Traver Gallery | Seattle

Gerard Albanese’s tight, expressionistic, black and white photoessays investigate the relationship between the urban environment and the people who move through it. In an exhibition last year, Albanese showed photographs of lone pedestrians seemingly driven along by an invisible force. The subjects—with heads bent forward, eyes downcast, and attention bent on some unknown destination—look as though they are on the verge of moving into or emerging out of shadow. The high contrast between harsh white light and deep shadows, and the formal instability of these pictures looks analogous to the way the towering monolith of the city reduces individuals to animated mechanisms, driven by instinctual reflexes.

The new photographs are less stunning visually than the artist’s earlier work, but psychologically a good deal more insightful. They take on meaning cumulatively from parallels and leitmotifs that run through them, rather than from the integrity of each individual photograph. People are less often seen moving in or out of the darkness. When they are, they seem to be confronting it in some way, as in Man With Large Rings, 1989, or breaking free of it, as the skipping motion suggests in Person Gesturing To Camera Walking, 1988. People, to Albanese, are no longer phantoms driven by a deterministic metronome. Some are not moving at all. In Woman Against White Wall, 1989, the subject’s stiff verticality makes her seem nailed to the ground.
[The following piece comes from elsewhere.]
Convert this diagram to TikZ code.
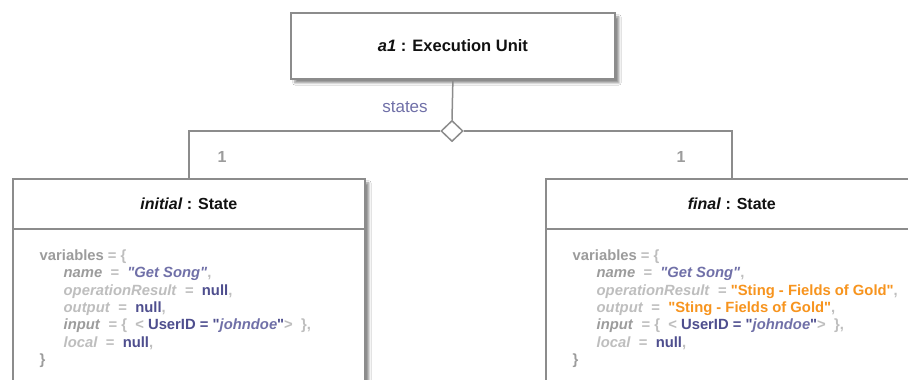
\documentclass[tikz,border=0pt]{standalone}
\usepackage{fontspec}
\setmainfont{Liberation Sans}[Ligatures=TeXOff]
\usetikzlibrary{shapes.geometric,shadows.blur}
\definecolor{boxline}{HTML}{8C8C8C}
\definecolor{gA}{HTML}{9C9C9C}
\definecolor{gB}{HTML}{BEBEBE}
\definecolor{pA}{HTML}{7070A8}
\definecolor{pB}{HTML}{4E4E8E}
\definecolor{orng}{HTML}{F7941E}
\definecolor{ttl}{HTML}{111111}
\newcommand{\cA}{\color{gA}}
\newcommand{\cB}{\color{gB}}
\newcommand{\cP}{\color{pA}}
\newcommand{\cQ}{\color{pB}}
\newcommand{\cO}{\color{orng}}
\begin{document}
\begin{tikzpicture}[x=1pt,y=-1pt,
  umlbox/.style={draw=boxline, line width=1.8pt, fill=white, rectangle, inner sep=0pt,
    blur shadow={shadow xshift=4pt, shadow yshift=-4pt, shadow blur steps=6, shadow opacity=45}},
  conn/.style={draw=boxline, line width=1.5pt},
  ttltext/.style={font=\fontsize{16}{18}\selectfont\bfseries, text=ttl},
  bodytext/.style={font=\fontsize{14.8}{17}\selectfont\bfseries, anchor=base west, inner sep=0pt},
  mult/.style={font=\fontsize{16}{18}\selectfont\bfseries, text=gA},
]
\useasboundingbox (0,0) rectangle (908,380);
\clip (0,0) rectangle (908,380);
\fill[white] (0,0) rectangle (908,380);
% boxes
\node[umlbox, minimum width=324pt, minimum height=66pt, anchor=north west] (a1) at (290,12) {};
\node[ttltext, font=\fontsize{16.5}{18}\selectfont\bfseries] (a1t) at (a1.center) {\textit{a1} : Execution Unit};
\node[umlbox, minimum width=352pt, minimum height=240pt, anchor=north west] (init) at (12,178) {};
\node[umlbox, minimum width=372pt, minimum height=240pt, anchor=north west] (fin) at (545,178) {};
\draw[conn, line width=1.8pt] ([yshift=-51pt]init.north west) -- ([yshift=-51pt]init.north east);
\draw[conn, line width=1.8pt] ([yshift=-51pt]fin.north west) -- ([yshift=-51pt]fin.north east);
\node[ttltext] (initt) at ([yshift=-26pt]init.north) {\textit{initial} : State};
\node[ttltext] (fint) at ([yshift=-26pt]fin.north) {\textit{final} : State};
% diamond and connectors
\node[diamond, draw=boxline, line width=1.5pt, fill=white, inner sep=0pt, minimum width=22pt, minimum height=21pt] (dia) at (452,131) {};
\draw[conn] (a1.south) -- (dia.north);
\draw[conn] (dia.west) -| (init.north);
\draw[conn] (dia.east) -| (fin.north);
\node[font=\fontsize{17}{19}\selectfont, text=pA] (lbl) at (405,107) {states};
\node[mult] (m1) at (222,157) {1};
\node[mult] (m2) at (681,157) {1};
% left body
\node[bodytext] (l1) at (39.5,260.5) {\cA variables \cB= \{};
\node[bodytext] (l2) at (63.5,277.8) {\cA\textit{name}\ \ \cB=\ \ \cP\textit{"Get Song"}\cB,};
\node[bodytext] (l3) at (63.5,295.1) {\cB\textit{operationResult}\ \ =\ \ \cQ null\cB,};
\node[bodytext] (l4) at (63.5,312.4) {\cB\textit{output}\ \ =\ \ \cQ null\cB,};
\node[bodytext] (l5) at (63.5,329.7) {\cA\textit{input}\ \ \cB= \{\ \ < \cQ UserID = "\cP\textit{johndoe}\cQ"\cB>\ \ \},};
\node[bodytext] (l6) at (63.5,347) {\cB\textit{local}\ \ =\ \ \cQ null\cB,};
\node[bodytext] (l7) at (39.5,364.5) {\cA\}};
% right body
\node[bodytext] (r1) at (572.5,260.5) {\cA variables \cB= \{};
\node[bodytext] (r2) at (596.5,277.8) {\cA\textit{name}\ \ \cB=\ \ \cP\textit{"Get Song"}\cB,};
\node[bodytext] (r3) at (596.5,295.1) {\cB\textit{operationResult}\ \ = \cO"Sting - Fields of Gold"\cB,};
\node[bodytext] (r4) at (596.5,312.4) {\cB\textit{output}\ \ =\ \ \cO"Sting - Fields of Gold"\cB,};
\node[bodytext] (r5) at (596.5,329.7) {\cA\textit{input}\ \ \cB= \{\ \ < \cQ UserID = "\cP\textit{johndoe}\cQ"\cB>\ \ \},};
\node[bodytext] (r6) at (596.5,347) {\cB\textit{local}\ \ =\ \ \cQ null\cB,};
\node[bodytext] (r7) at (572.5,364.5) {\cA\}};
\end{tikzpicture}
\end{document}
Here the solitary individual doggedly exhibits the hint of a personal style, entertains a private moment, or stands his ground in some way. A figure bursts from shadow with a Paul Newman-like swagger (Fashionable Man Walking, 1988); an adolescent walks away from us, lost in his problems (Young Man Walking Against Fancy Concrete Block, 1988); a sleeping man physically stakes out his territory (Man In Striped Cap Laying In Shadow, 1988). The clean geometric regularity of brick, marble, cement block, glass, or metal is still a formidable backdrop to these photographs. But charged-up by some inner pulse, each foreground figure engages in a contrary banter with his surroundings. This generates just enough self-consciousness to disclose the slick but empty physicality of the materials, which constitute the forbidding monumentality of urban construction. By contrast, the subject’s facial and postural attitude, his sloppy or super-cool clothes, the graffiti that is seen, even the trash, take on a capricious but more solid physical presence. Even the image of a styrofoam cup on snow (Melting Snow and Styrofoam, 1989), holding its own against the bleak pavement, nags at one’s consciousness. Albanese sees humanity as something other than the reclamation of the old aura-filled notion of human dignity. Instead, he views it as a native refusal to conform to the tenets of one’s environment, a spontaneous and wily perversity of spirit.